In July this year after I finished running my Personal Colour Analysis training in London, I took my kids to Northern Ireland. We had a fabulous week there, visiting with family and touring around the countryside.
We flew into Belfast
I hadn’t been to Belfast since 1997 and boy it’s changed since I was last there. It’s now a really vibrant city with a bustling city centre. The Titanic Museum is a must – and amazing purpose-built museum that takes you through the shipbuilding history of Belfast to what it was like on board this iconic, ill-fated vessel.
The city has lots of shopping and places to eat and Queens University is one of my favourite buildings in Belfast.
Then drove to Bangor
My mother’s side of the family is from Northern Ireland and all but one of my grandfather’s siblings emigrated to Australia in 1922 as they wanted to go somewhere with better weather as Great Aunt Maisie had bad asthma. Great Uncle Arthur remained in Northern Ireland and some of his descendants live not far out of Belfast in Bangor and Donaghadee, County Anterim.
Donaghadee is the home to the reputedly oldest pub in Ireland, Grace Neill’s. It’s also the closest point to Scotland and you can see it clearly across the channel.
We were lucky enough to spend a couple of days with family there who gave us a lovely warm NI welcome before we headed north.
To Game of Thrones Locations
Northern Ireland is one of the main filming locations for the TV series Game of Thrones (there is a great app you can download that will show you all the filming locations and how to get to each). The one on my list that I didn’t want to miss (and was on the way up to The Giant’s Causeway) was The Dark Hedges.
The Dark Hedges is one of the most photographed natural phenomena in Northern Ireland and is a highly acclaimed avenue of ancient beech trees, voted one of the top five most beautiful tree tunnels in the world.
In rural Ballymoney along Bregagh Rd, these trees are 300 – 350 years old and were planted by the Stuart family to impress visitors on the approach to their home, Gracehill House.
In Game of Thrones the Dark Hedges is part of the Kingsroad out of King’s Landing and can be seen in Season 2, Episode 1 as Arya Start escapes disguised as a boy.
Onto the Giant’s Causeway
A little further north is The Giant’s Causeway. According to legend, these hexagonal basalt columns that rise out of the sea were built by Irish giant Fin MacCool who built the causeway to cross the North Channel from Ireland to Scotland to battle Scottish giant Benandonner.

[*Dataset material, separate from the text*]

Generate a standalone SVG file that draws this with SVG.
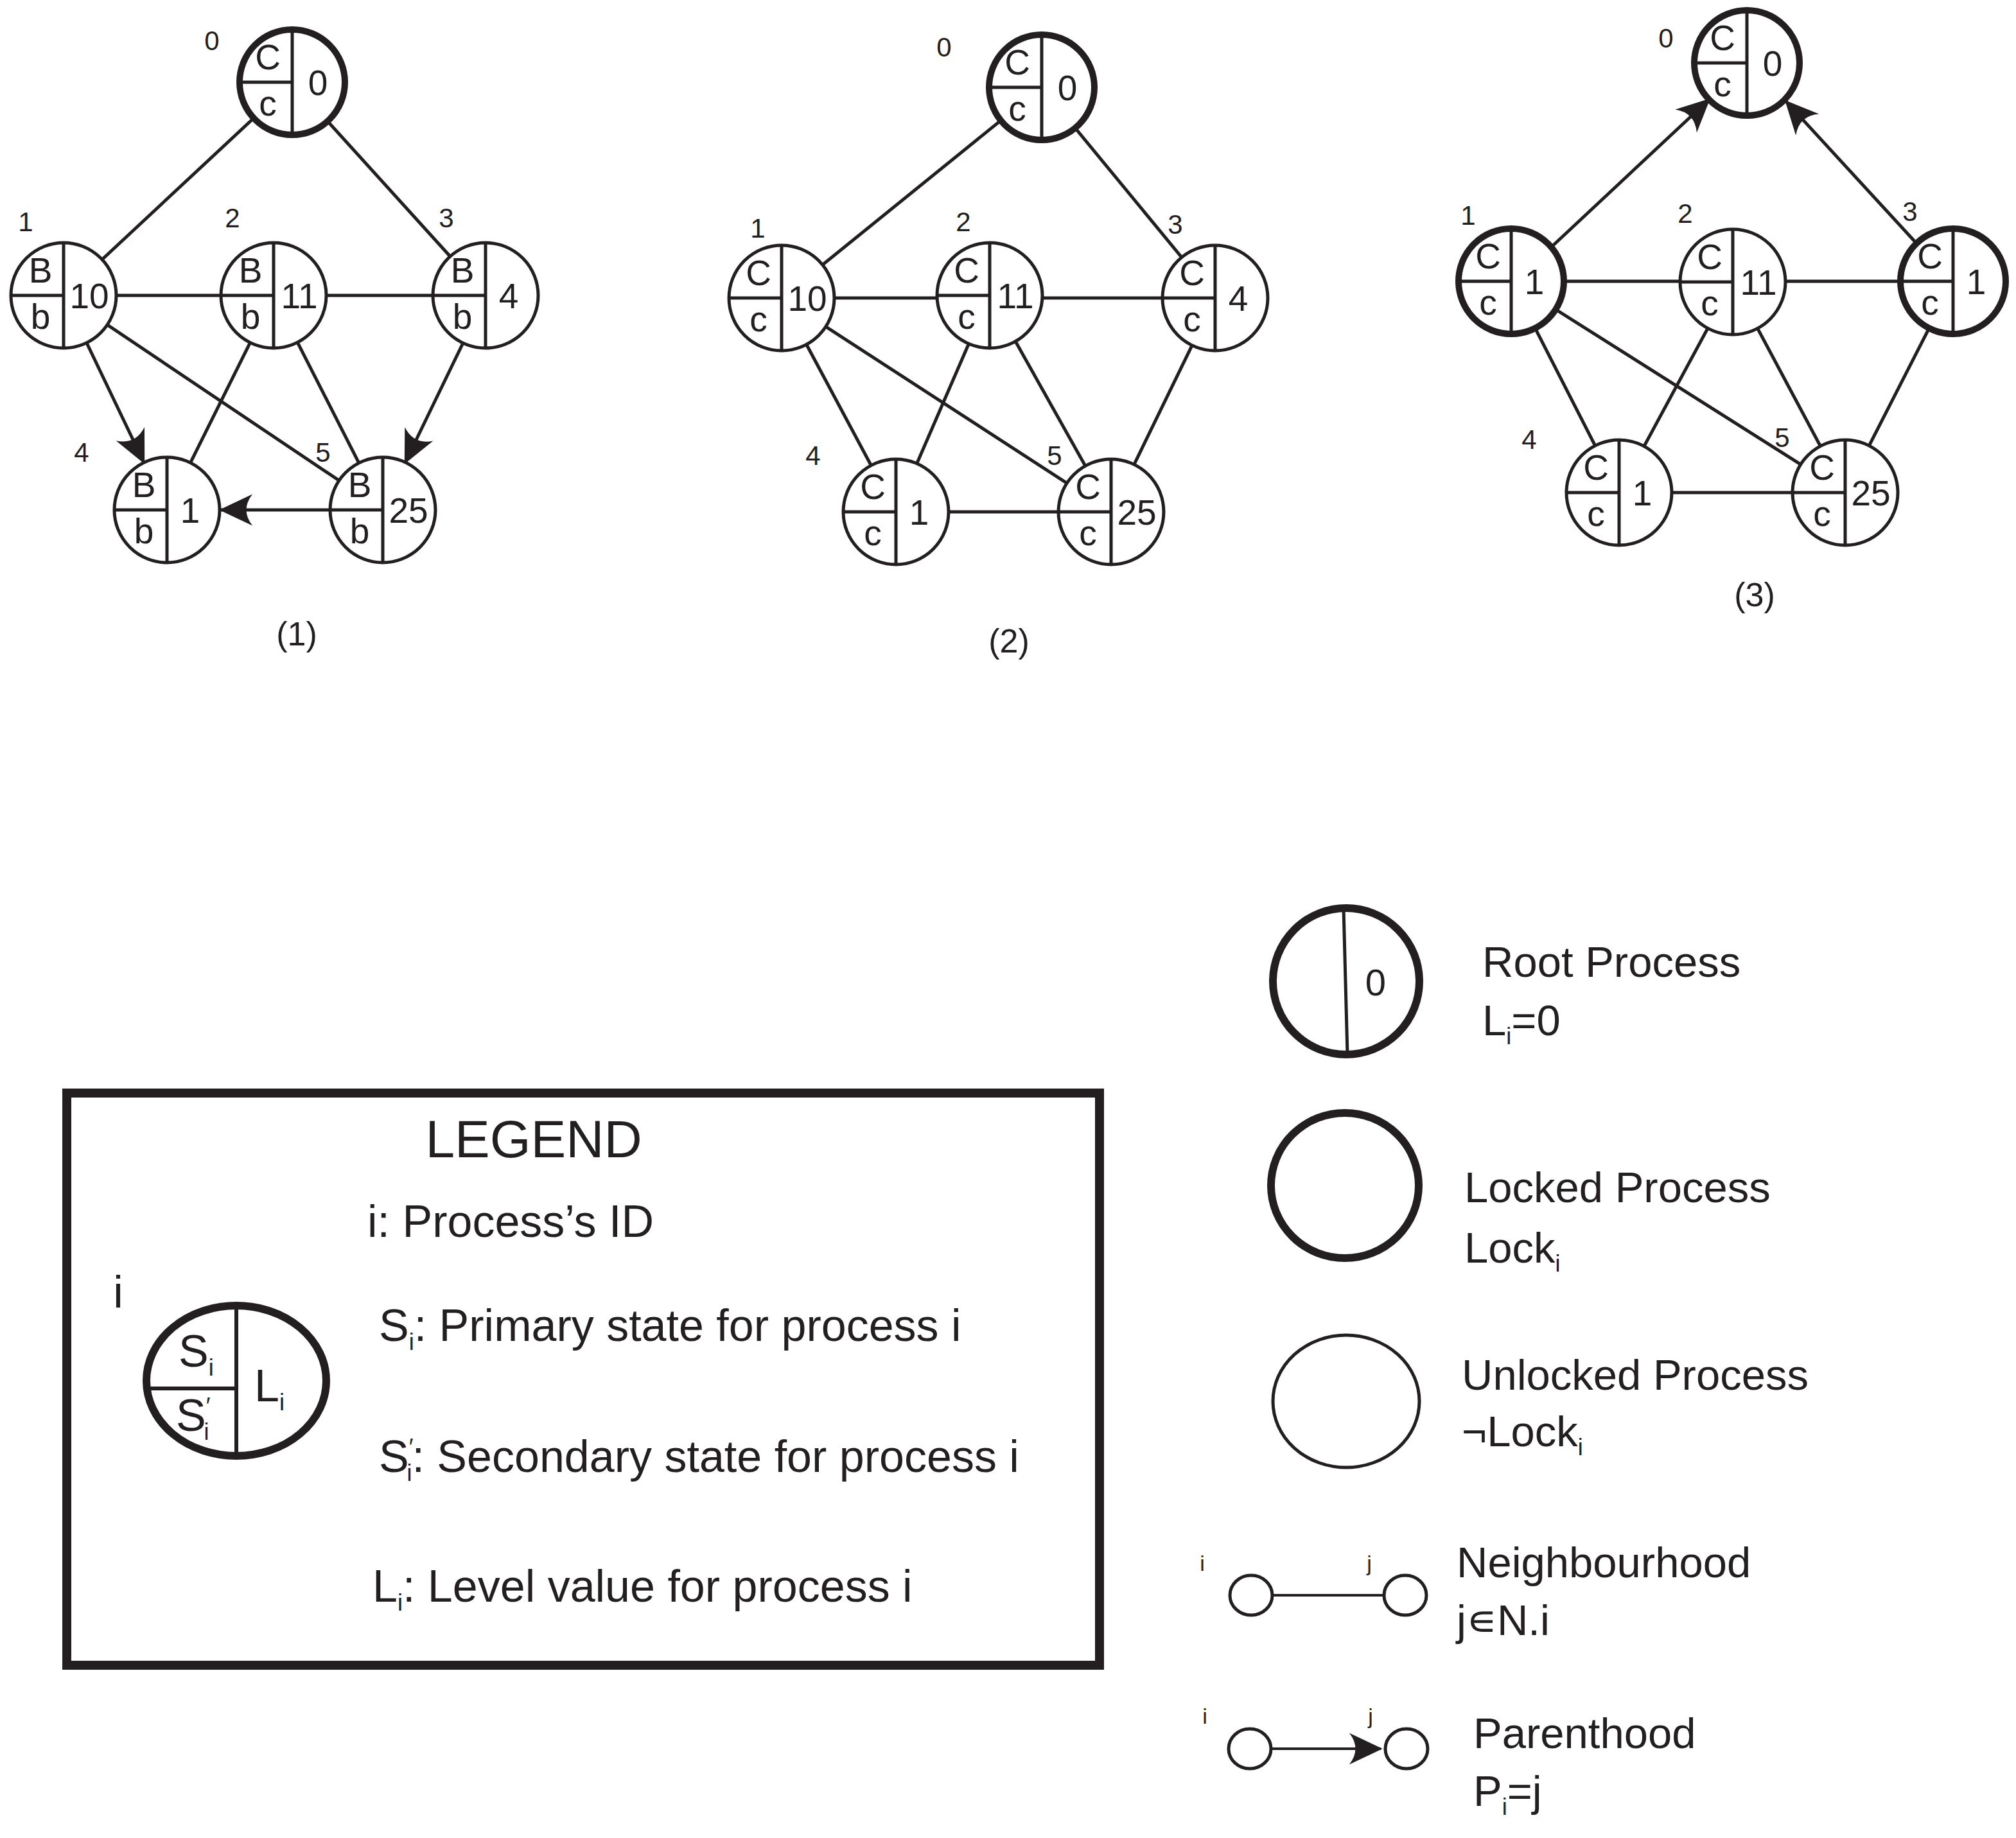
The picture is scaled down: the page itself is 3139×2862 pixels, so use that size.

The geological truth is that it resulted from a volcanic eruption around 50-60 million years ago, leaving in its wake around 40 000 interlocking basalt columns. The rapid cooling of the lava fractured the rock into hexagonal pillars, some as tall as nearly 12 meters high. There are identical formations across the channel in Scotland at Fingal’sCave on the Scottish isle of Staffa, which was formed from the same lava flow (hence the story of the Scottish and Irish giants).
Park at the railway station (for a small fee) – unless you want to go to the National Trust visitors centre (as they run the carpark and charge by the number of people in your car). You can walk down to Causewayeay through a tunnel just to the right of the visitor’s centre and the left of the National Trust carpark (costs you nothing).
We walked down to the Causeway then continued on the road and took the paths and stairs back up to the top.
Lunch in Bushmills
Only a few miles from the Giant’s Causeway is the gorgeous and picturesque village of Bushmills, home to the Bushmills Distillery, the oldest working distillery of whisky in County Antrim.
Walk the Carrick-a-Rede Rope Bridge
A little further along the Causeway Coast’s winding roads in Ballycastle is the Carrick-a-Rede rope bridge. Built originally by salmon fishermen around 350 years it’s suspended 30 meters above sea level from the mainland to Carrick-a-Rede Island.
The rope bridge wobbles as you cross, but no more than any kids playground rope bridge and the kids enjoyed the experience and the views back along the Causeway Coast.
My kids can’t help but handstand wherever they go.
There are many other places to see along the Causeway Coast – Dunluce Castle, Carrickfergus Castle and Rathlin Island – just to name a few.
Take an Offroad Segway at Jungle NI
My kids are active and love to do things (not just see boring old castles and views!) and so I treated them to an offroad Segway experience at Jungle NI – it was fantastic fun and if we’d had the time they would have absolutely loved to go back and do the Tree Top Adventure. Next time!
Shopping in Ballymena
We stopped at the shops in Ballymena and my eye was caught by the Fred Funk window displays.
We wish we had longer to visit this beautiful and peaceful part of the world. We can’t wait to get back again and see more of Northern Ireland. If you’ve never been, do put it on your list of places to visit. With its roll green hills and winding roads, ancient buildings and beautiful natural attractions and friendly locals, it’s definitely worth a visit.